Tunisie : La disparition de Slim Chaker aura-t-elle de l’effet sur la classe politique ?

Publié le Lundi 09 Octobre 2017 à 15:48
Feu Slim Chaker. Slim Chaker, décédé dimanche 08 octobre suite à une attaque cardiaque, est parti, en laissant derrière lui une réputation irréprochable, celle d’un homme honnête, consciencieux  et loyal à la patrie. Le défunt avait une vision réformatrice pour le secteur de la santé, dont il détenait les rênes depuis à peine un mois. Le coup de gueule qu’il a poussé il y a tout juste une semaine résonne encore dans les esprits. Suite à une agression contre un médecin, des infirmiers et un agent de sécurité au CHU Sahloul de Sousse, le ministre qui s’y est rendu dimanche 1er octobre avait dénoncé les agressions récurrentes contre le  personnel de la santé, (médecins, infirmiers et  autres), ainsi que le saccage dont faisaient l’objet souvent des équipements médicaux, qui lorsqu’ils sont ainsi détruits "ne peuvent être remplacés, faute de budget". Si de tels actes se poursuivaient, il faudrait dire Adieu à la Santé publique, avait-il mis en garde dépité, en annonçant dans la foulée des mesures dont l’élaboration d’une loi pour protéger les agents et cadres de la santé publique pendant l’exercice de leurs missions.

Depuis qu’il a pris ses fonctions, le ministre travaillait nuit et jour. Il multipliait les visites dans les régions pour s’enquérir de la situation souvent déplorable des hôpitaux publics, qui manquent de tout, souffrent d’un déficit abyssal, où les malades sont livrés à eux-mêmes sans compter le fait qu’ils se transforment souvent, en zones de non-droit.

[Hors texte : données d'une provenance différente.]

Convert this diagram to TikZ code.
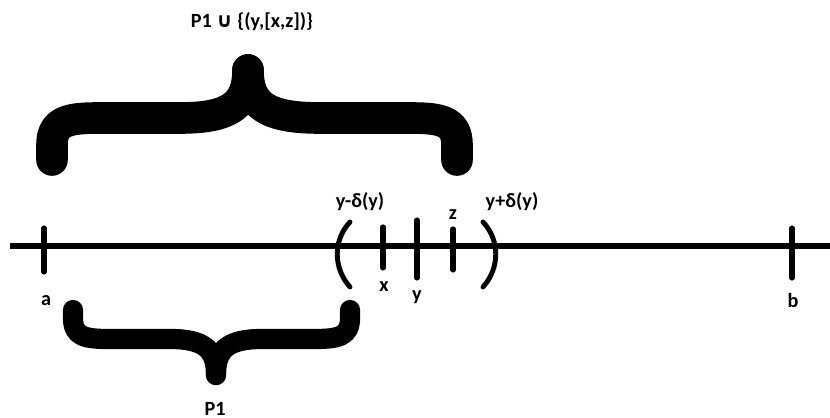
\documentclass[tikz,border=0pt]{standalone}
\usepackage{fontspec}
\setmainfont{Carlito}
\newfontfamily\symfont{DejaVu Sans}
\usetikzlibrary{positioning}

\begin{document}
\begin{tikzpicture}[
    x=0.02cm, y=-0.02cm,
    every node/.style={font=\bfseries\fontsize{11.5}{13}\selectfont, inner sep=0pt},
    axis/.style={line width=3.4pt},
    tick/.style={line width=2.9pt, line cap=round},
    paren/.style={line width=2.8pt, line cap=round},
    bigbrace/.style={line width=18pt, line cap=round, line join=round},
    smallbrace/.style={line width=11.5pt, line cap=round, line join=round},
    label/.style={}
]
\useasboundingbox (0,0) rectangle (830,418);

% ============ NUMBER LINE ============
\coordinate (start) at (10,246);
\coordinate (end) at (830,246);
\draw[axis] (start) -- (end);

% Ticks
\draw[tick] (44,228) -- (44,272);
\draw[tick] (383,227) -- (383,268);
\draw[tick] (417,220) -- (417,278);
\draw[tick] (453,229) -- (453,270);
\draw[tick] (792,228) -- (792,278);

% Interval around y
\draw[paren] (350,222) .. controls (333,240) and (333,268) .. (350,287);
\draw[paren] (483,222) .. controls (500,240) and (500,268) .. (483,287);

% Point labels
\node[label] (a) at (46,301) {a};
\node[label] (b) at (793,300) {b};
\node[label] (x) at (384,287) {x};
\node[label] (y) at (417,297) {y};
\node[label] (z) at (453,215) {z};
\node[label] (ylow) at (360,202) {y-δ(y)};
\node[label] (yhigh) at (512,202) {y+δ(y)};

% ============ TOP BRACE ============
\draw[bigbrace] (52,160) -- (52,145) .. controls (52,120) and (70,118) .. (100,118)
    -- (180,118) .. controls (230,118) and (248,105) .. (248,70);
\draw[bigbrace] (457,160) -- (457,145) .. controls (457,120) and (439,118) .. (409,118)
    -- (320,118) .. controls (266,118) and (248,105) .. (248,70);
\node[label] (union) at (252,22) {P1 {\symfont ∪} \{(y,[x,z])\}};

% ============ BOTTOM BRACE ============
\draw[smallbrace] (73,310) -- (73,318) .. controls (73,337) and (85,339) .. (110,339)
    -- (170,339) .. controls (205,339) and (216,350) .. (216,375);
\draw[smallbrace] (350,310) -- (350,318) .. controls (350,337) and (338,339) .. (313,339)
    -- (262,339) .. controls (227,339) and (216,350) .. (216,375);
\node[label] (p1) at (215,409) {P1};

\end{tikzpicture}
\end{document}
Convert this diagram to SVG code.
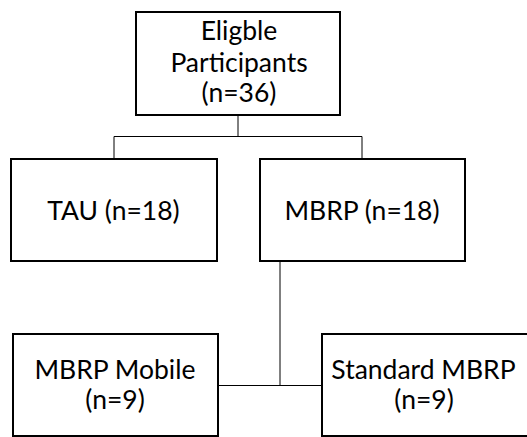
<svg xmlns="http://www.w3.org/2000/svg" width="527" height="437" viewBox="0 0 527 437">
  <style>
    .box { fill: #ffffff; stroke: #000000; stroke-width: 2; }
    .lbl { font-family: Lato, "Open Sans", "Liberation Sans", sans-serif; font-size: 26.5px; fill: #000000; text-anchor: middle; }
    .conn { fill: none; stroke: #000000; stroke-width: 1; }
  </style>
  <rect width="527" height="437" fill="#ffffff"/>
  <g id="connectors">
    <path class="conn" d="M238 116 V136.5 M114 136.5 H362 M114 136.5 V158 M362 136.5 V158"/>
    <path class="conn" d="M280 262 V385.5 M219 385.5 H321"/>
  </g>
  <g id="eligible">
    <rect class="box" x="136" y="12" width="204" height="103"/>
    <text class="lbl" x="239" y="40">Eligble</text>
    <text class="lbl" x="239" y="71.5">Participants</text>
    <text class="lbl" x="239" y="102">(n=36)</text>
  </g>
  <g id="tau">
    <rect class="box" x="11" y="159" width="206" height="102"/>
    <text class="lbl" x="113.5" y="219.5">TAU (n=18)</text>
  </g>
  <g id="mbrp">
    <rect class="box" x="260" y="159" width="205" height="102"/>
    <text class="lbl" x="362" y="219.5">MBRP (n=18)</text>
  </g>
  <g id="mbrp-mobile">
    <rect class="box" x="13" y="334" width="205" height="102"/>
    <text class="lbl" x="115" y="378.5">MBRP Mobile</text>
    <text class="lbl" x="115" y="409">(n=9)</text>
  </g>
  <g id="standard-mbrp">
    <rect class="box" x="322" y="334" width="206" height="102"/>
    <text class="lbl" x="423.5" y="378.5">Standard MBRP</text>
    <text class="lbl" x="424" y="409">(n=9)</text>
  </g>
</svg>
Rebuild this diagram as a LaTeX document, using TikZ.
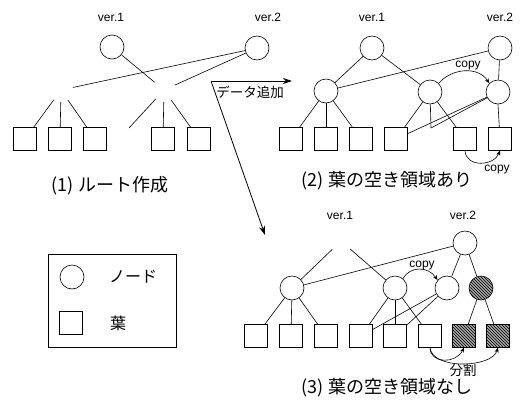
\documentclass[tikz,border=0pt]{standalone}
\usepackage{fontspec}
\setmainfont{Liberation Sans}
\newfontfamily\jp{Noto Sans CJK JP}
\usetikzlibrary{arrows.meta,patterns}
\begin{document}
\begin{tikzpicture}[x=1pt,y=-1pt,
  circ/.style={circle,draw,minimum size=24pt,inner sep=0pt,line width=0.6pt},
  ghost/.style={circle,minimum size=24pt,inner sep=0pt},
  leaf/.style={rectangle,draw,minimum size=22.5pt,inner sep=0pt,line width=0.6pt},
  hatch/.style={preaction={fill=black!35},pattern=north west lines},
  conn/.style={line width=0.6pt},
  ver/.style={font=\fontsize{12}{14}\selectfont},
  captxt/.style={font=\jp\fontsize{18}{20}\selectfont},
  lbl/.style={font=\fontsize{12}{14}\selectfont},
  smalljp/.style={font=\jp\fontsize{13.5}{15}\selectfont},
  carrow/.style={line width=0.6pt,-{Stealth[length=5pt,width=4pt]}},
  bigarrow/.style={line width=0.8pt,-{Stealth[length=9pt,width=6pt]}}]
\useasboundingbox (0,0) rectangle (522,402);

% ---------- panel 1 ----------
\node[ver] (v1a) at (111,17) {ver.1};
\node[ver] (v1b) at (268,17) {ver.2};
\node[circ] (r1a) at (112,47) {};
\node[circ] (r1b) at (257,48) {};
\node[ghost] (i1L) at (61,90) {};
\node[ghost] (i1R) at (164,90) {};
\coordinate (e1) at (129,128);
\foreach \n/\x in {1/25,2/60,3/95,5/163,6/199}
  \node[leaf] (l1\n) at (\x,139) {};
\draw[conn] (r1a) -- (i1R);
\draw[conn] (r1b) -- (i1L);
\draw[conn] (r1b) -- (i1R);
\draw[conn] (i1L) -- (l11);
\draw[conn] (i1L) -- (l12);
\draw[conn] (i1L) -- (l13);
\draw[conn] (i1R) -- (e1);
\draw[conn] (i1R) -- (l15);
\draw[conn] (i1R) -- (l16);
\node[captxt] (c1) at (110,186) {(1) ルート作成};

% ---------- arrows ----------
\coordinate (corner) at (211,81);
\coordinate (a2) at (292,81);
\coordinate (a3) at (265,235);
\draw[bigarrow] (corner) -- (a2);
\draw[bigarrow] (corner) -- (a3);
\node[smalljp] (add) at (250,92) {データ追加};

% ---------- panel 2 ----------
\node[ver] (v2a) at (372,17) {ver.1};
\node[ver] (v2b) at (500,17) {ver.2};
\node[circ] (r2a) at (372,48) {};
\node[circ] (r2b) at (500,48) {};
\node[circ] (n2L) at (326,91) {};
\node[circ] (n2M) at (430,92) {};
\node[circ] (n2N) at (498,92) {};
\coordinate (e2) at (431,128);
\foreach \n/\x in {1/291,2/326,3/361,4/396,5/465,6/500}
  \node[leaf] (l2\n) at (\x,139) {};
\draw[conn] (r2a) -- (n2L);
\draw[conn] (r2a) -- (n2M);
\draw[conn] (r2b) -- (n2L);
\draw[conn] (r2b) -- (n2N);
\draw[conn] (n2L) -- (l21);
\draw[conn] (n2L) -- (l22);
\draw[conn] (n2L) -- (l23);
\draw[conn] (n2M) -- (l24);
\draw[conn] (n2M) -- (e2);
\draw[conn] (n2M) -- (l25);
\draw[conn] (n2N) -- (l24);
\draw[conn] (n2N) -- (e2);
\draw[conn] (n2N.south) -- (l26);
\draw[carrow] (n2M.45) .. controls (452,68) and (478,66) .. (n2N.135);
\node[lbl] (cp2a) at (468,66) {copy};
\draw[carrow] (l25.south) .. controls (466,168) and (494,166) .. (l26.south);
\node[lbl] (cp2b) at (497,170) {copy};
\node[captxt] (c2) at (387,181) {(2) 葉の空き領域あり};

% ---------- panel 3 ----------
\node[ver] (v3a) at (340,215) {ver.1};
\node[ver] (v3b) at (463,215) {ver.2};
\node[ghost] (r3a) at (341,241) {};
\node[circ] (r3b) at (465,243) {};
\node[circ] (n3L) at (292,288) {};
\node[circ] (n3M) at (395,288) {};
\node[circ] (n3N) at (447,288) {};
\node[circ,hatch] (n3H) at (481,288) {};
\foreach \n/\x in {1/256,2/291,3/326,4/361,5/395,6/430}
  \node[leaf] (l3\n) at (\x,336) {};
\node[leaf,hatch] (l37) at (464,336) {};
\node[leaf,hatch] (l38) at (498,336) {};
\draw[conn] (r3a) -- (n3L);
\draw[conn] (r3a) -- (n3M);
\draw[conn] (r3b) -- (n3L);
\draw[conn] (r3b) -- (n3N);
\draw[conn] (r3b) -- (n3H);
\draw[conn] (n3L) -- (l31);
\draw[conn] (n3L) -- (l32);
\draw[conn] (n3L) -- (l33);
\draw[conn] (n3M) -- (l34);
\draw[conn] (n3M) -- (l35);
\draw[conn] (n3M) -- (l36);
\draw[conn] (n3N) -- (l34);
\draw[conn] (n3N) -- (l35);
\draw[conn] (n3H) -- (l37);
\draw[conn] (n3H) -- (l38);
\draw[carrow] (n3M.50) .. controls (410,266) and (428,266) .. (n3N.140);
\node[lbl] (cp3) at (422,266) {copy};
\draw[carrow] (l36.south) .. controls (430,364) and (456,364) .. (l37.south);
\draw[carrow] (l36.south) .. controls (432,370) and (492,368) .. (l38.south);
\node[smalljp] (split) at (463,370) {分割};
\node[captxt] (c3) at (387,388) {(3) 葉の空き領域なし};

% ---------- legend ----------
\node[rectangle,draw,line width=0.6pt,minimum width=128pt,minimum height=93pt,inner sep=0pt] (leg) at (112,300.5) {};
\node[circ] (lgc) at (72,277) {};
\node[font=\jp\fontsize{16}{18}\selectfont] (lgct) at (133,277) {ノード};
\node[leaf] (lgl) at (71,323) {};
\node[font=\jp\fontsize{16}{18}\selectfont] (lglt) at (118,323) {葉};
\end{tikzpicture}
\end{document}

Hier, Slim Chaker répondait à l’appel du devoir. Il a couru cinq cents mètres pour la noble cause, lors d’un marathon organisé par l’association Nourane, pour la prévention du Cancer, lorsqu’il a été victime d’un malaise cardiaque, à l’issue duquel il a été transporté à l’hôpital de Grombalia, puis à l’hôpital militaire où les tentatives de le secourir étaient vaines. Le ministre a perdu la vie, alors qu’il était en plein engagement et en plein don de soi. Le défunt aura agi, travaillé et donné de lui-même jusqu’au dernier souffle.

Sa mort soudaine a été un choc pour tous, les hommages se suivent dès hier dans les milieux officiels, partisans, civils… pour saluer sa mémoire, et louer ses qualités humaines, sa probité et son dévouement. Les partis politiques ont, dans leur majorité, publié des communiqués sur leurs pages officielles où ils regrettent la disparition du défunt, implorant Dieu pour qu’il lui accorde sa miséricorde, et présentant leurs condoléances à sa famille. 

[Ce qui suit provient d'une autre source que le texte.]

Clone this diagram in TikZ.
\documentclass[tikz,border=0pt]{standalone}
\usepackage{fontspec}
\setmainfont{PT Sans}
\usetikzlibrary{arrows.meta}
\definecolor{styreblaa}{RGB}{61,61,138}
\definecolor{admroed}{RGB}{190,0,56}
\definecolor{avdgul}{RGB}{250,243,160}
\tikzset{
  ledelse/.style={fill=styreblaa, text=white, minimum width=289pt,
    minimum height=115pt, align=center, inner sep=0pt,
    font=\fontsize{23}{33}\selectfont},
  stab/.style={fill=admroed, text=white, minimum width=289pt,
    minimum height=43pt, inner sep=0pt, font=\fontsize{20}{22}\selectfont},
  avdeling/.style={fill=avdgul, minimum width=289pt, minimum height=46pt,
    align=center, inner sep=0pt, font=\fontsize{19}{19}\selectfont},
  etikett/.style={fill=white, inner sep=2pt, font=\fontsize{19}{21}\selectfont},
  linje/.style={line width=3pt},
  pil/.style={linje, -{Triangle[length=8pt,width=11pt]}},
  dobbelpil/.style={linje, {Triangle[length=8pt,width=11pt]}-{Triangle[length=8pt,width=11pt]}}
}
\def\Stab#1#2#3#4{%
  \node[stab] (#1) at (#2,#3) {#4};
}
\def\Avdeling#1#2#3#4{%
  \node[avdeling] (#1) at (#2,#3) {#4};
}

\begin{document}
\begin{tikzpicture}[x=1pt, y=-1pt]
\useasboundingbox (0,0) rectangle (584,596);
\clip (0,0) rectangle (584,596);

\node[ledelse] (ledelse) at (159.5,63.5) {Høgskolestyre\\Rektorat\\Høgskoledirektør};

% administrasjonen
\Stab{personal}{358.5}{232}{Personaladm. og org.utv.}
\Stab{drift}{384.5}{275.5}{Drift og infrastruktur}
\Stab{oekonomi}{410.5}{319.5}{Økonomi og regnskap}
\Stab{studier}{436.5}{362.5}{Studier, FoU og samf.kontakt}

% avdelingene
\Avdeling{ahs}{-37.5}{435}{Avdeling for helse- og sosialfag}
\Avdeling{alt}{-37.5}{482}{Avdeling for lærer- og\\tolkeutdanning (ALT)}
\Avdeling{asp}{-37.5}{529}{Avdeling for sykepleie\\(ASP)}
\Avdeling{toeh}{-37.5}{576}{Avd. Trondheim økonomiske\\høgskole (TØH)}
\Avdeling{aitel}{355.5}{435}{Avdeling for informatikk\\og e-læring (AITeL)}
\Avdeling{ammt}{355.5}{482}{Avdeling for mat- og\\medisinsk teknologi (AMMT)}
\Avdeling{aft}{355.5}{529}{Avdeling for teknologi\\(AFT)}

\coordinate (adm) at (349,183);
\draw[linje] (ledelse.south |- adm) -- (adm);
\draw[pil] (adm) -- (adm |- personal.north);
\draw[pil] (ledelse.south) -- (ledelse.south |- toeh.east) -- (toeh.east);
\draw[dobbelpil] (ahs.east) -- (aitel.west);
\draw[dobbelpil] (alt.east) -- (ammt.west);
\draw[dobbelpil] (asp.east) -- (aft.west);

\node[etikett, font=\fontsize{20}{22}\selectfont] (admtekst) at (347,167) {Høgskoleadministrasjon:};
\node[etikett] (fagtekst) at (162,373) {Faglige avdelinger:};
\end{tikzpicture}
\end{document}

La mort est une grande catastrophe : مصاب جلل, sa survenue est source de tristesse, de larmes et d’interrogation sur la vie et son sens. Celle de Slim Chaker était brutale, notamment pour ses proches, ses collaborateurs et ses amis, qui ne s’y attendaient pas.

Pareil drame doit inciter les uns et les autres, notamment en milieu politique, à être humbles, à modérer leurs ambitions et leur égocentrisme, à relativiser les rancœurs et les rancunes, à l’origine de l’immobilisme, du marasme et de l’accumulation des problèmes et à s’engager réellement pour sortir le pays de l’ornière et le remettre sur la voie du redressement.

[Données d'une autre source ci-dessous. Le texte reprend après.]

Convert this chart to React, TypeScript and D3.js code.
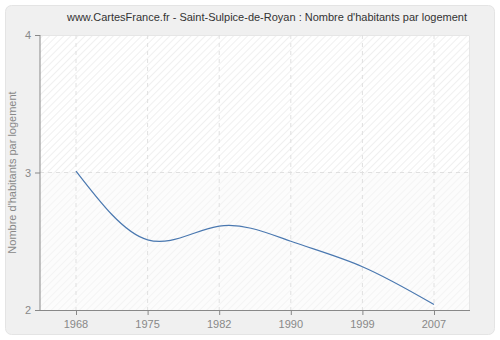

En février 2016, alors qu’il était ministre des Finances, Slim Chaker déplorait une crise morale, dénonçant les dépassements constatés au quotidien, le non-respect de la loi, et le manque de patriotisme, des phénomènes qui, disait-il, sont sources de chaos.

En octobre 2017, cette crise morale demeure, elle est même en train de s’exacerber de jour en jour. La montée des individualismes et des égoïsmes où chacun tire la couverture à lui, notamment en politique, est totalement préjudiciable à la Tunisie, lui a beaucoup nui, lui nuira davantage, tant qu’elle persiste, et donnera le mauvais exemple à une société déboussolée et en perte de repères.

Or, il suffit que les acteurs politiques fassent preuve de désintéressement, accordent la primauté à l’intérêt national, plutôt qu’ à l’intérêt partisan et individuel étriqué, portent réellement les préoccupations populaires et facilitent la tâche à ceux qui sont aux commandes, en s’éloignant des polémiques stériles et oiseuses, pour faire prévaloir la critique constructive, et le débat de fond sur les vrais problèmes pour que la situation se débloque et le pays ait une chance de se tirer d’affaire. Le caractère éphémère de la vie devra encourager à faire siennes cette attitude et cette conduite, et n’oublions jamais que tôt ou tard, l’on ne sera qu’un simple souvenir.